Scripture (The Wesleyan Quadrilateral Part 1)

Updated: Jan 24, 2023

“Wesley believed that the living core of the Christian faith was revealed in Scripture, illumined by tradition, vivified in personal experience, and confirmed by reason. Scripture is primary, revealing the Word of God ‘so far as it is necessary for our salvation.’” – The Book of Discipline of the United Methodist Church, pg. 82


It is hardly surprising that a framework for reading scripture should begin with, well, scripture. There is obviously a lot that can be said about scripture, so I’ve selected this quote from the Book of Discipline (BOD) to narrow my focus. Part of that focus involves a switch. Instead of looking to the content of scripture at the moment, let's instead look to the purpose of scripture. I could write all day about the various genres, languages, authors, ideas, and events contained in scripture, but it helps to take a step back from such granular detail. This quotation from the BOD reorients us and takes us from a question of content to a question of purpose. What does scripture actually do?

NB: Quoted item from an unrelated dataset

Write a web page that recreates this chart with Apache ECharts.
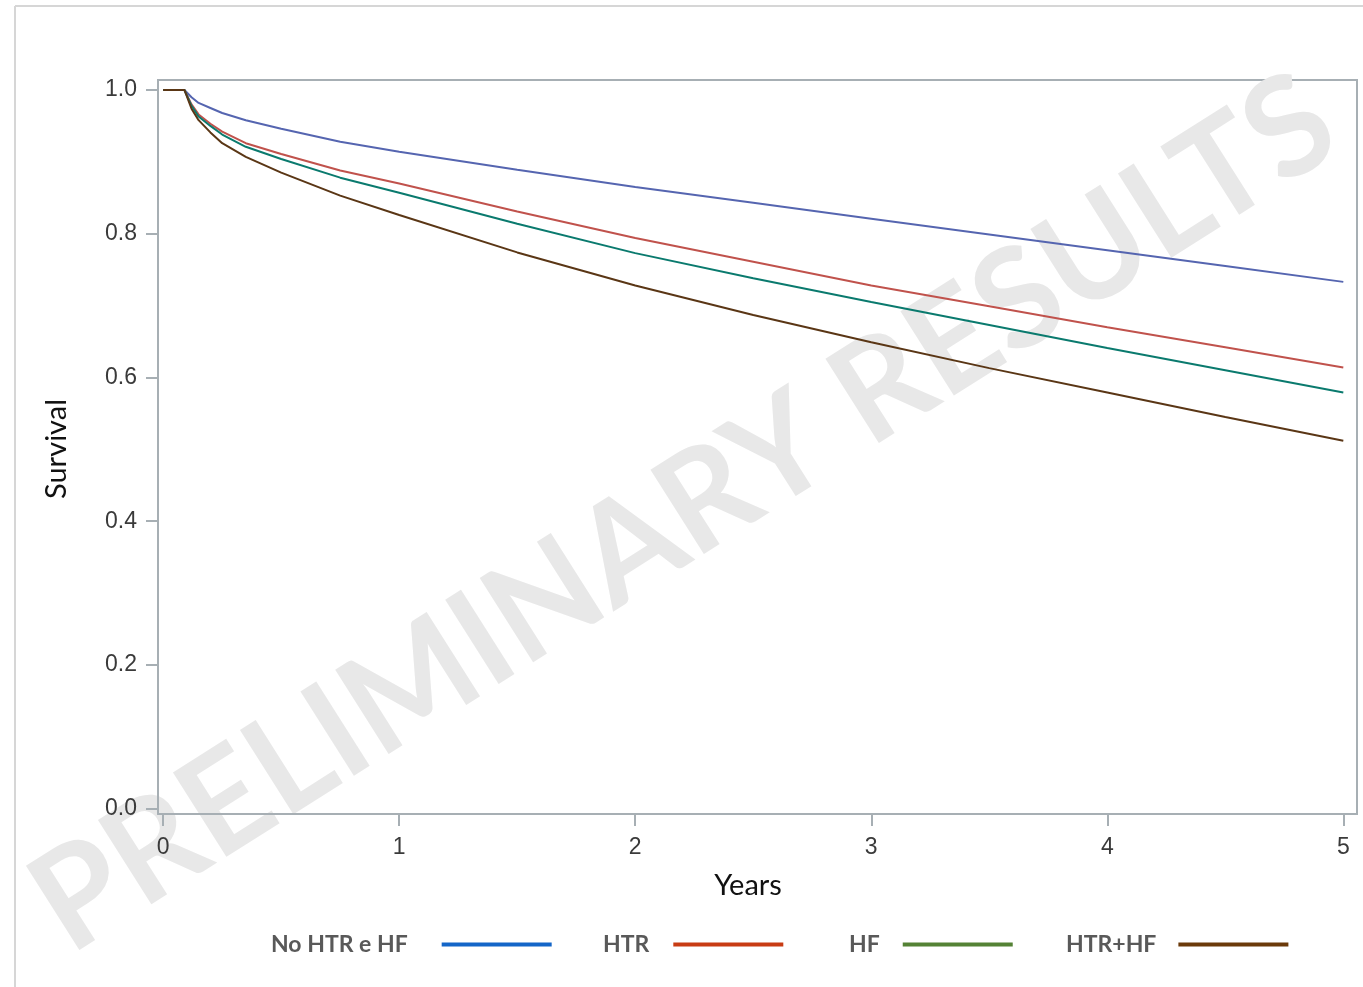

The BOD directs us to a vitally important function, which is that scripture points us to the Word of God. But what is this Word of God? Or more accurately, who is this Word of God? John tells us that “the Word became flesh and lived among us, and we have seen his glory, the glory as of a father’s only son, full of grace and truth” (1:14). Jesus is the Word of God, the fullest and most definitive self-disclosure of God’s character and will. His is the glory of an only son, distinct and separate from any other revelation in its intimacy with God. So scripture, as that which the Spirit uses to reveal God’s definitive self-disclosure in Jesus, is to be valued and cherished. This is sometimes referred to as Christocentric theology, which is by no means unique to Methodism but is especially important to it, as the BOD quotation shows.

There are a lot of implications that can be discussed, but for now I’d like to focus on what this means for the Wesleyan Quadrilateral. What does a Christocentric reading of scripture have to do with tradition, experience, and reason? Again, it’s important to look to scripture as a witness to Jesus as God’s self-revelation. In scripture we see people from all kinds of lands and times far apart from one another. We read of their encounters and experiences with God in the stories contained in scripture. We read of people like the authors of Ecclesiastes, Job, and Proverbs probing deeply into theological questions and grappling with God as they try to ponder and reason through life’s toughest questions. We read of changing traditions and ideas of God, whether it is the changing law codes from Leviticus to Deuteronomy or Israel’s evolving understanding of God’s rule over all peoples in the midst of their exile. In Jesus’ revelation we see all of these united. Jesus both confirms and upends tradition, encounters us in a radically different and new experience, and confronts us with the reason-bending mystery of the incarnation. Scripture points to a variety of witnesses, experiences, traditions, and thought systems. In all of these, scripture tells us, Jesus comes to unite us and to reveal that everything is united in God’s loving will and redemptive desire for all of us. And so we are encouraged to look to all of our reasoning, traditions, and experiences, for in scripture we see people do those same things until they ultimately encounter the Word of God. The word of God points us to the Word of God, and it encourages us to use every thought system, experience, and tradition to live in light of that glorious encounter.